You need a state license to cut hair in Maine, and to get a license, you have to pass a test.

This has become a problem for a number of new Mainers who don’t have English as a first language. They can complete the 800-hour education program or a 1,600-hour apprenticeship, but when it comes to the written test, they run into a roadblock. The test is available in several languages but not in Arabic, the common language of many immigrants from parts of Africa and the Middle East.

This is a problem with a very easy solution. An Arabic language test should be made available for people who want to work in their communities. You don’t need to speak perfect English to cut hair, and language skills should not be the determining factor in whether someone who is otherwise qualified should be allowed to make a living.

It’s a good question whether anyone, no matter what language they speak, should have to meet such a high standard before they have the right to provide a haircut. This kind of regulation seems to serve the needs of the community of barbers by reducing their competition more than it serves the community at large. But as long as this law is on the books, everybody should have an equal shot at passing the test.

You don’t have to be proficient in English to be a licensed barber in Maine. You can take the written test in Korean, Vietnamese or Spanish. There is no reason Arabic should not be added to the list.

In fact there are some very good reasons to make more licensure tests available in more languages. Maine has a strong interest in encouraging people from every corner of the earth to move here and help them find productive work wherever they can. Expanding our workforce through immigration was a key element of the governor’s 10-year economic development strategic plan, which was released late last year.

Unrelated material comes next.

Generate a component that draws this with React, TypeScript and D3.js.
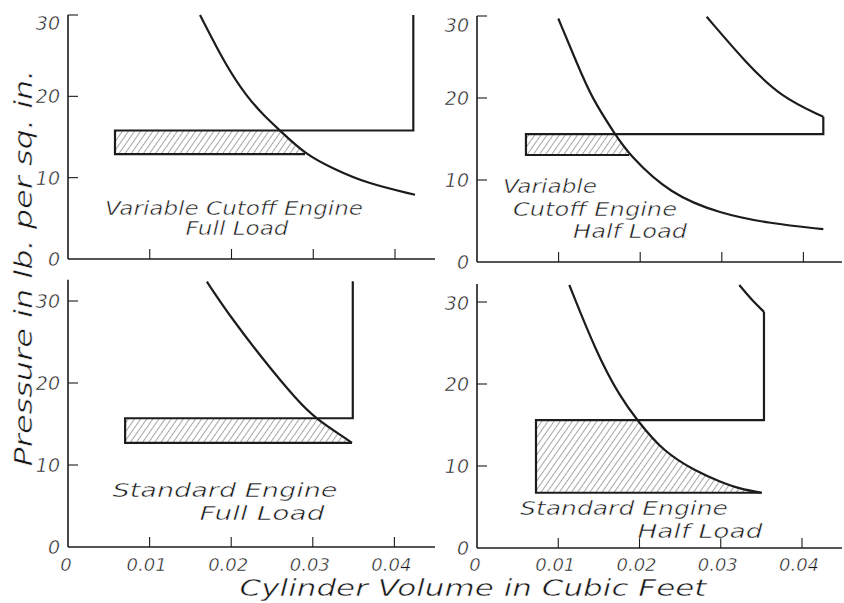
import React from 'react';
import * as d3 from 'd3';

type Pt = [number, number];

// ---------- axis ticks ----------
const xTickValues = [0, 0.01, 0.02, 0.03, 0.04];
const xTickLabels = ['0', '0.01', '0.02', '0.03', '0.04'];
const yTickValues = [0, 10, 20, 30];
const yTickLabels = ['0', '10', '20', '30'];

const xAxisTitle = 'Cylinder Volume in Cubic Feet';
const yAxisTitle = 'Pressure in lb. per sq. in.';

// ---------- Variable Cutoff Engine, Full Load ----------
const vcFullExpansion: Pt[] = [
  [0.01615, 30.0], [0.01941, 23.6], [0.02186, 20.0], [0.02389, 17.7],
  [0.02593, 15.8], [0.02899, 12.9], [0.03245, 11.1], [0.03654, 9.3], [0.04245, 7.9],
];
const vcFullOutline: Pt[] = [
  [0.02899, 12.9], [0.00575, 12.9], [0.00575, 15.8], [0.04224, 15.8], [0.04224, 30.0],
];
const vcFullText = ['Variable Cutoff Engine', 'Full Load'];

// ---------- Variable Cutoff Engine, Half Load ----------
const vcHalfExpansion: Pt[] = [
  [0.00996, 29.7], [0.01222, 24.3], [0.01406, 20.0], [0.01691, 15.6],
  [0.01866, 13.05], [0.02365, 8.3], [0.02978, 5.9], [0.03591, 4.7], [0.04244, 4.0],
];
const vcHalfOutline: Pt[] = [
  [0.01866, 13.05], [0.0060, 13.05], [0.0060, 15.6], [0.04244, 15.6], [0.04244, 17.7],
];
const vcHalfCompression: Pt[] = [
  [0.02815, 29.9], [0.03305, 24.2], [0.03713, 20.2], [0.04244, 17.7],
];
const vcHalfText = ['Variable', 'Cutoff Engine', 'Half Load'];

// ---------- Standard Engine, Full Load ----------
const stFullExpansion: Pt[] = [
  [0.01702, 32.35], [0.01988, 28.1], [0.02396, 22.8], [0.02806, 17.9],
  [0.0303, 15.7], [0.0340, 13.26], [0.0348, 12.7],
];
const stFullOutline: Pt[] = [
  [0.0348, 12.7], [0.0070, 12.7], [0.0070, 15.7], [0.0349, 15.7], [0.0349, 32.4],
];
const stFullText = ['Standard Engine', 'Full Load'];

// ---------- Standard Engine, Half Load ----------
const stHalfExpansion: Pt[] = [
  [0.01136, 32.07], [0.01473, 23.74], [0.0176, 18.45], [0.0197, 15.6],
  [0.02293, 11.74], [0.02704, 9.3], [0.0299, 8.1], [0.03237, 7.2], [0.03504, 6.74],
];
const stHalfOutline: Pt[] = [
  [0.03504, 6.74], [0.00726, 6.74], [0.00726, 15.6], [0.03532, 15.6], [0.03532, 28.8],
];
const stHalfCompression: Pt[] = [
  [0.03532, 28.8], [0.0340, 30.04], [0.03228, 32.07],
];
const stHalfText = ['Standard Engine', 'Half Load'];

// ---------- layout (pixels) ----------
type Spec = {
  id: string;
  left: number; bottom: number; xSpan: number; ySpan: number;
  axisTop: number; axisEnd: number; showXLabels: boolean; topLabelShift: number;
  expansion: Pt[]; outline: Pt[]; compression?: Pt[];
  text: string[]; textPos: { cx: number; by: number; w: number }[];
};

const panels: Spec[] = [
  {
    id: 'tl', left: 68, bottom: 259, xSpan: 327, ySpan: 244, axisTop: 30, axisEnd: 435,
    showXLabels: false, topLabelShift: 15,
    expansion: vcFullExpansion, outline: vcFullOutline, text: vcFullText,
    textPos: [{ cx: 234, by: 215, w: 258 }, { cx: 237, by: 235, w: 103 }],
  },
  {
    id: 'tr', left: 477, bottom: 262, xSpan: 326.4, ySpan: 246, axisTop: 30, axisEnd: 842,
    showXLabels: false, topLabelShift: 16,
    expansion: vcHalfExpansion, outline: vcHalfOutline, compression: vcHalfCompression, text: vcHalfText,
    textPos: [{ cx: 550, by: 193, w: 94 }, { cx: 595, by: 216, w: 164 }, { cx: 630, by: 238, w: 114 }],
  },
  {
    id: 'bl', left: 68, bottom: 547, xSpan: 326.4, ySpan: 246, axisTop: 32.6, axisEnd: 435,
    showXLabels: true, topLabelShift: 7,
    expansion: stFullExpansion, outline: stFullOutline, text: stFullText,
    textPos: [{ cx: 225, by: 497, w: 225 }, { cx: 262, by: 520, w: 125 }],
  },
  {
    id: 'br', left: 477, bottom: 548, xSpan: 325, ySpan: 246, axisTop: 32.2, axisEnd: 842,
    showXLabels: true, topLabelShift: 8,
    expansion: stHalfExpansion, outline: stHalfOutline, compression: stHalfCompression, text: stHalfText,
    textPos: [{ cx: 624, by: 515, w: 208 }, { cx: 700, by: 538, w: 125 }],
  },
];

const INK = '#1c1c1c';
const TEXT = '#161616';
const FONT = '"DejaVu Sans", "Liberation Sans", sans-serif';

// thin "lettering" look: a white outline painted over the glyph fill erodes the strokes
const letterStyle = {
  fontFamily: FONT,
  fontStyle: 'italic' as const,
  fill: TEXT,
  stroke: '#fff',
  strokeWidth: 0.5,
  paintOrder: 'fill' as const,
};

function Panel({ s }: { s: Spec }) {
  const x = d3.scaleLinear().domain([0, 0.04]).range([s.left, s.left + s.xSpan]);
  const y = d3.scaleLinear().domain([0, 30]).range([s.bottom, s.bottom - s.ySpan]);
  const straight = d3.line<Pt>().x(d => x(d[0])).y(d => y(d[1]));
  const smooth = d3.line<Pt>().x(d => x(d[0])).y(d => y(d[1])).curve(d3.curveBasis);

  const curveD = smooth(s.expansion) || '';
  const first = s.expansion[0];
  const last = s.expansion[s.expansion.length - 1];
  const clipD = `M${s.left},${y(first[1])}L${curveD.slice(1)}L${x(last[0])},${y(0)}L${s.left},${y(0)}Z`;

  const hLeft = s.outline[1][0];
  const hBottom = s.outline[0][1];
  const hTop = s.outline[2][1];
  const hRight = s.outline[3][0];

  const compSorted = s.compression ? [...s.compression].sort((a, b) => a[0] - b[0]) : null;

  return (
    <g>
      <defs>
        <clipPath id={`clip-${s.id}`}>
          <path d={clipD} />
        </clipPath>
      </defs>
      {/* hatch */}
      <rect
        x={x(hLeft)} y={y(hTop)} width={x(hRight) - x(hLeft)} height={y(hBottom) - y(hTop)}
        fill="url(#hatch)" clipPath={`url(#clip-${s.id})`}
      />
      {/* axes */}
      <line x1={s.left} y1={y(0)} x2={s.axisEnd} y2={y(0)} stroke={INK} strokeWidth={1.6} />
      <line x1={s.left} y1={y(0)} x2={s.left} y2={y(s.axisTop)} stroke={INK} strokeWidth={1.6} />
      {xTickValues.slice(1).map(v => (
        <line key={`xt${v}`} x1={x(v)} x2={x(v)} y1={y(0)} y2={y(0) - 10} stroke={INK} strokeWidth={1.1} />
      ))}
      {yTickValues.slice(1).map(v => (
        <line key={`yt${v}`} x1={s.left} x2={s.left + 10} y1={y(v)} y2={y(v)} stroke={INK} strokeWidth={1.1} />
      ))}
      {yTickValues.map((v, i) => (
        <text key={`yl${v}`} x={s.left - 8} y={y(v) + (v === 30 ? s.topLabelShift : 7)}
          textAnchor="end" fontSize={19} style={letterStyle}>
          {yTickLabels[i]}
        </text>
      ))}
      {s.showXLabels && xTickValues.map((v, i) => (
        <text key={`xl${v}`} x={x(v) - (i === 0 ? 2 : 3)} y={571}
          textAnchor="middle" fontSize={18} style={letterStyle}>
          {xTickLabels[i]}
        </text>
      ))}
      {/* diagram */}
      <path d={straight(s.outline) || ''} fill="none" stroke={INK} strokeWidth={2.2} strokeLinejoin="miter" />
      <path d={curveD} fill="none" stroke={INK} strokeWidth={2.2} />
      {compSorted && (
        <path d={smooth(compSorted) || ''} fill="none" stroke={INK} strokeWidth={2.2} />
      )}
      {s.text.map((t, i) => (
        <text key={t} x={s.textPos[i].cx} y={s.textPos[i].by} textAnchor="middle"
          textLength={s.textPos[i].w} lengthAdjust="spacingAndGlyphs"
          fontSize={19} style={letterStyle}>
          {t}
        </text>
      ))}
    </g>
  );
}

export default function App() {
  return (
    <svg width={844} height={603} viewBox="0 0 844 603"
      style={{ position: 'absolute', left: 0, top: 0, display: 'block', background: '#fff' }}>
      <defs>
        <pattern id="hatch" patternUnits="userSpaceOnUse" width={5} height={5} patternTransform="rotate(35)">
          <line x1={0} y1={-1} x2={0} y2={6} stroke="#3a3a3a" strokeWidth={0.9} />
        </pattern>
      </defs>
      <rect x={0} y={0} width={844} height={603} fill="#fff" />
      {panels.map(p => <Panel key={p.id} s={p} />)}
      <text x={473} y={596} textAnchor="middle" textLength={467} lengthAdjust="spacingAndGlyphs"
        fontSize={23} style={letterStyle}>
        {xAxisTitle}
      </text>
      <text transform="translate(32,268) rotate(-90)" textAnchor="middle" textLength={397} lengthAdjust="spacingAndGlyphs"
        fontSize={24} style={letterStyle}>
        {yAxisTitle}
      </text>
    </svg>
  );
}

“Maine must be known by foreign trained individuals across the U.S. as the most effective state to support their goals to attain a license in their field,” the authors wrote. “Maine will develop and implement a process for effective and timely recognition of credentials issued internationally, by the military, and by other states.”

Remember, it’s not an English test you have to pass to get a barber’s license. If applicants can demonstrate their knowledge and skill in a language in which they are more comfortable, Maine should not stand in their way.